I made this tonight and it was a big hit with the hubs...total man food! It came from the October issue of Sandra Lee Semi-Homemade magazine.
1 (12 oz) package fully cooked chicken sausage
2 1/2 cups uncooked penne pasta
2 tbsp flour
1 1/2 cups whole milk
2 tbsp stone-ground mustard
1 tbsp chopped fresh sage
1/2 tsp salt
1/4 tsp pepper
1 cup shredded Swiss cheese
Preheat oven to 350 degrees. Heat sausage according to package directions; cut into 1/2-inch pieces.
In a large saucepan, bring water to boil for the pasta. Add pasta; cook for 7 minutes or until almost tender. Drain, reserving 1/2 cup cooking water.
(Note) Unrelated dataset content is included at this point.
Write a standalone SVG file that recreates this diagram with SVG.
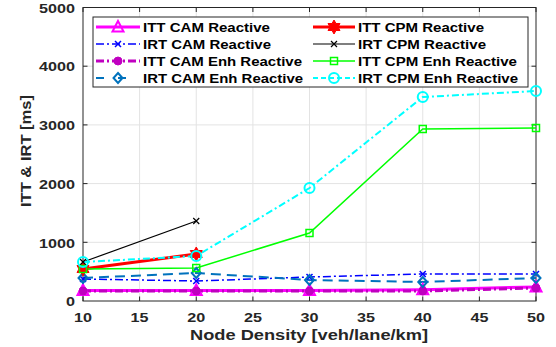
<svg xmlns="http://www.w3.org/2000/svg" xmlns:xlink="http://www.w3.org/1999/xlink" width="556" height="347" viewBox="0 0 556 347">
<style>
text{font-family:"Liberation Sans",Arial,sans-serif;font-weight:bold;fill:#262626}
.grid{stroke:#e3e3e3;stroke-width:1;fill:none}
.axis{stroke:#262626;stroke-width:1;fill:none}
.tk{font-size:12.5px}
.lg{font-size:12.5px;fill:#000}
.l1{stroke:#ff00ff;stroke-width:3;fill:none}
.l2{stroke:#0000ff;stroke-width:1.5;stroke-dasharray:8 3 2 3;fill:none}
.l3{stroke:#c000c0;stroke-width:3;stroke-dasharray:8 3 2 3;fill:none}
.l4{stroke:#0072bd;stroke-width:2;stroke-dasharray:10 6;fill:none}
.l5{stroke:#ff0000;stroke-width:3;fill:none}
.l6{stroke:#000000;stroke-width:1.2;fill:none}
.l7{stroke:#00ff00;stroke-width:1.5;fill:none}
.l8{stroke:#00ffff;stroke-width:2;stroke-dasharray:7 3 2 3;fill:none}
</style>
<defs>
<g id="mTri"><polygon points="0,-6 5.5,4.5 -5.5,4.5" fill="none" stroke="#ff00ff" stroke-width="2"/></g>
<g id="mXb"><path d="M-3,-3L3,3M-3,3L3,-3" stroke="#0000ff" stroke-width="1.5"/></g>
<g id="mDot"><circle r="4" fill="#c000c0" stroke="#c000c0" stroke-width="1"/></g>
<g id="mDia"><polygon points="0,-5 4.5,0 0,5 -4.5,0" fill="none" stroke="#0072bd" stroke-width="2"/></g>
<g id="mHex"><polygon points="0,-7 2,-3.5 6,-3.5 4,0 6,3.5 2,3.5 0,7 -2,3.5 -6,3.5 -4,0 -6,-3.5 -2,-3.5" fill="#ff0000" stroke="#ff0000" stroke-width="1"/></g>
<g id="mXk"><path d="M-3,-3L3,3M-3,3L3,-3" stroke="#000" stroke-width="1.2"/></g>
<g id="mSq"><rect x="-3.5" y="-3.5" width="7" height="7" fill="none" stroke="#00ff00" stroke-width="1.5"/></g>
<g id="mCir"><circle r="5" fill="none" stroke="#00ffff" stroke-width="2"/></g>
</defs>
<rect width="556" height="347" fill="#ffffff"/>
<g id="grid">
<path class="grid" d="M139.6,7.5V301M196.25,7.5V301M252.9,7.5V301M309.5,7.5V301M366.1,7.5V301M422.75,7.5V301M479.4,7.5V301M83,242.3H536M83,183.6H536M83,124.9H536M83,66.2H536"/>
</g>
<g id="axes">
<rect class="axis" x="83" y="7.5" width="453" height="293.5"/>
<path class="axis" d="M83,301v-4.5M139.6,301v-4.5M196.25,301v-4.5M252.9,301v-4.5M309.5,301v-4.5M366.1,301v-4.5M422.75,301v-4.5M479.4,301v-4.5M536,301v-4.5M83,7.5v4.5M139.6,7.5v4.5M196.25,7.5v4.5M252.9,7.5v4.5M309.5,7.5v4.5M366.1,7.5v4.5M422.75,7.5v4.5M479.4,7.5v4.5M536,7.5v4.5M83,242.3h4.5M83,183.6h4.5M83,124.9h4.5M83,66.2h4.5M536,242.3h-4.5M536,183.6h-4.5M536,124.9h-4.5M536,66.2h-4.5"/>
<g class="tk" text-anchor="end">
<text x="75" y="306" textLength="9" lengthAdjust="spacingAndGlyphs">0</text>
<text x="75" y="247.5" textLength="36" lengthAdjust="spacingAndGlyphs">1000</text>
<text x="75" y="188.8" textLength="36" lengthAdjust="spacingAndGlyphs">2000</text>
<text x="75" y="130.1" textLength="36" lengthAdjust="spacingAndGlyphs">3000</text>
<text x="75" y="71.4" textLength="36" lengthAdjust="spacingAndGlyphs">4000</text>
<text x="75" y="12.7" textLength="36" lengthAdjust="spacingAndGlyphs">5000</text>
</g>
<g class="tk" text-anchor="middle" style="font-size:13.5px">
<text x="83" y="322" textLength="18" lengthAdjust="spacingAndGlyphs">10</text>
<text x="139.6" y="322" textLength="18" lengthAdjust="spacingAndGlyphs">15</text>
<text x="196.25" y="322" textLength="18" lengthAdjust="spacingAndGlyphs">20</text>
<text x="252.9" y="322" textLength="18" lengthAdjust="spacingAndGlyphs">25</text>
<text x="309.5" y="322" textLength="18" lengthAdjust="spacingAndGlyphs">30</text>
<text x="366.1" y="322" textLength="18" lengthAdjust="spacingAndGlyphs">35</text>
<text x="422.75" y="322" textLength="18" lengthAdjust="spacingAndGlyphs">40</text>
<text x="479.4" y="322" textLength="18" lengthAdjust="spacingAndGlyphs">45</text>
<text x="536" y="322" textLength="18" lengthAdjust="spacingAndGlyphs">50</text>
</g>
<text x="309" y="340" text-anchor="middle" style="font-size:14px" textLength="238" lengthAdjust="spacingAndGlyphs">Node Density [veh/lane/km]</text>
<text transform="translate(31,151) rotate(-90)" text-anchor="middle" style="font-size:14.5px" textLength="112" lengthAdjust="spacingAndGlyphs">ITT &amp; IRT [ms]</text>
</g>
<g id="connectors">
<polyline class="l1" points="83,290.4 196.25,290.4 309.5,290.4 422.75,289.8 536,286.9"/>
<polyline class="l2" points="83,279 196.25,281 309.5,277 422.75,274 536,274"/>
<polyline class="l3" points="83,291 196.25,291 309.5,291 422.75,291 536,288"/>
<polyline class="l4" points="83,278 196.25,273 309.5,280 422.75,282 536,278"/>
<polyline class="l5" points="83,269 196.25,254"/>
<polyline class="l6" points="83,262 196.25,221"/>
<polyline class="l7" points="83,269 196.25,268 309.5,233 422.75,129 536,128"/>
<polyline class="l8" points="83,262 196.25,256 309.5,188 422.75,97 536,91"/>
</g>
<g id="markers">
<g id="s-itt-cam-r"><use xlink:href="#mTri" x="83" y="290.4"/><use xlink:href="#mTri" x="196.25" y="290.4"/><use xlink:href="#mTri" x="309.5" y="290.4"/><use xlink:href="#mTri" x="422.75" y="289.8"/><use xlink:href="#mTri" x="536" y="286.9"/></g>
<g id="s-irt-cam-r"><use xlink:href="#mXb" x="83" y="279"/><use xlink:href="#mXb" x="196.25" y="281"/><use xlink:href="#mXb" x="309.5" y="277"/><use xlink:href="#mXb" x="422.75" y="274"/><use xlink:href="#mXb" x="536" y="274"/></g>
<g id="s-itt-cam-e"><use xlink:href="#mDot" x="83" y="291"/><use xlink:href="#mDot" x="196.25" y="291"/><use xlink:href="#mDot" x="309.5" y="291"/><use xlink:href="#mDot" x="422.75" y="291"/><use xlink:href="#mDot" x="536" y="288"/></g>
<g id="s-irt-cam-e"><use xlink:href="#mDia" x="83" y="278"/><use xlink:href="#mDia" x="196.25" y="273"/><use xlink:href="#mDia" x="309.5" y="280"/><use xlink:href="#mDia" x="422.75" y="282"/><use xlink:href="#mDia" x="536" y="278"/></g>
<g id="s-itt-cpm-r"><use xlink:href="#mHex" x="83" y="269"/><use xlink:href="#mHex" x="196.25" y="254"/></g>
<g id="s-irt-cpm-r"><use xlink:href="#mXk" x="83" y="262"/><use xlink:href="#mXk" x="196.25" y="221"/></g>
<g id="s-itt-cpm-e"><use xlink:href="#mSq" x="83" y="269"/><use xlink:href="#mSq" x="196.25" y="268"/><use xlink:href="#mSq" x="309.5" y="233"/><use xlink:href="#mSq" x="422.75" y="129"/><use xlink:href="#mSq" x="536" y="128"/></g>
<g id="s-irt-cpm-e"><use xlink:href="#mCir" x="83" y="262"/><use xlink:href="#mCir" x="196.25" y="256"/><use xlink:href="#mCir" x="309.5" y="188"/><use xlink:href="#mCir" x="422.75" y="97"/><use xlink:href="#mCir" x="536" y="91"/></g>
</g>
<g id="legend">
<rect x="93" y="17" width="435" height="70" fill="#ffffff" stroke="#262626" stroke-width="1"/>
<path class="l1" d="M96,27H140" style="stroke-dasharray:none"/><use xlink:href="#mTri" x="118" y="27"/>
<text class="lg" x="143" y="31.5" textLength="127" lengthAdjust="spacingAndGlyphs">ITT CAM Reactive</text>
<path class="l2" d="M96,44H140"/><use xlink:href="#mXb" x="118" y="44"/>
<text class="lg" x="143" y="48.5" textLength="128" lengthAdjust="spacingAndGlyphs">IRT CAM Reactive</text>
<path class="l3" d="M96,61H140"/><use xlink:href="#mDot" x="118" y="61"/>
<text class="lg" x="143" y="65.5" textLength="159" lengthAdjust="spacingAndGlyphs">ITT CAM Enh Reactive</text>
<path class="l4" d="M96,78H140" style="stroke-dasharray:8 14"/><use xlink:href="#mDia" x="118" y="78"/>
<text class="lg" x="143" y="82.5" textLength="160" lengthAdjust="spacingAndGlyphs">IRT CAM Enh Reactive</text>
<path class="l5" d="M313,27H355"/><use xlink:href="#mHex" x="334" y="27"/>
<text class="lg" x="358" y="31.5" textLength="126" lengthAdjust="spacingAndGlyphs">ITT CPM Reactive</text>
<path class="l6" d="M313,44H355"/><use xlink:href="#mXk" x="334" y="44"/>
<text class="lg" x="358" y="48.5" textLength="128" lengthAdjust="spacingAndGlyphs">IRT CPM Reactive</text>
<path class="l7" d="M313,61H355"/><use xlink:href="#mSq" x="334" y="61"/>
<text class="lg" x="358" y="65.5" textLength="159" lengthAdjust="spacingAndGlyphs">ITT CPM Enh Reactive</text>
<path class="l8" d="M313,78H355" style="stroke-dasharray:5 3"/><use xlink:href="#mCir" x="334" y="78"/>
<text class="lg" x="358" y="82.5" textLength="160" lengthAdjust="spacingAndGlyphs">IRT CPM Enh Reactive</text>
</g>
</svg>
Wipe saucepan clean with a paper towel. Sprinkle flour in saucepan. Gradually whisk in milk and reserved 1/2 cup water. Brink to a boil, whisking constantly, over medium heat. Cook, whisking constantly, for 2 minutes, or until thickened and bubbly. Remove from heat; stir in mustard, sage, salt, and pepper. Add sausage and pasta.
Spoon mixture into a 2-quart baking dish. Cover and bake for 20 minutes. Uncover; sprinkle with cheese. Bake, uncovered, for 5 minutes, or until cheese melts.
I actually used fresh thyme instead of sage because I had it on hand and it was delicious!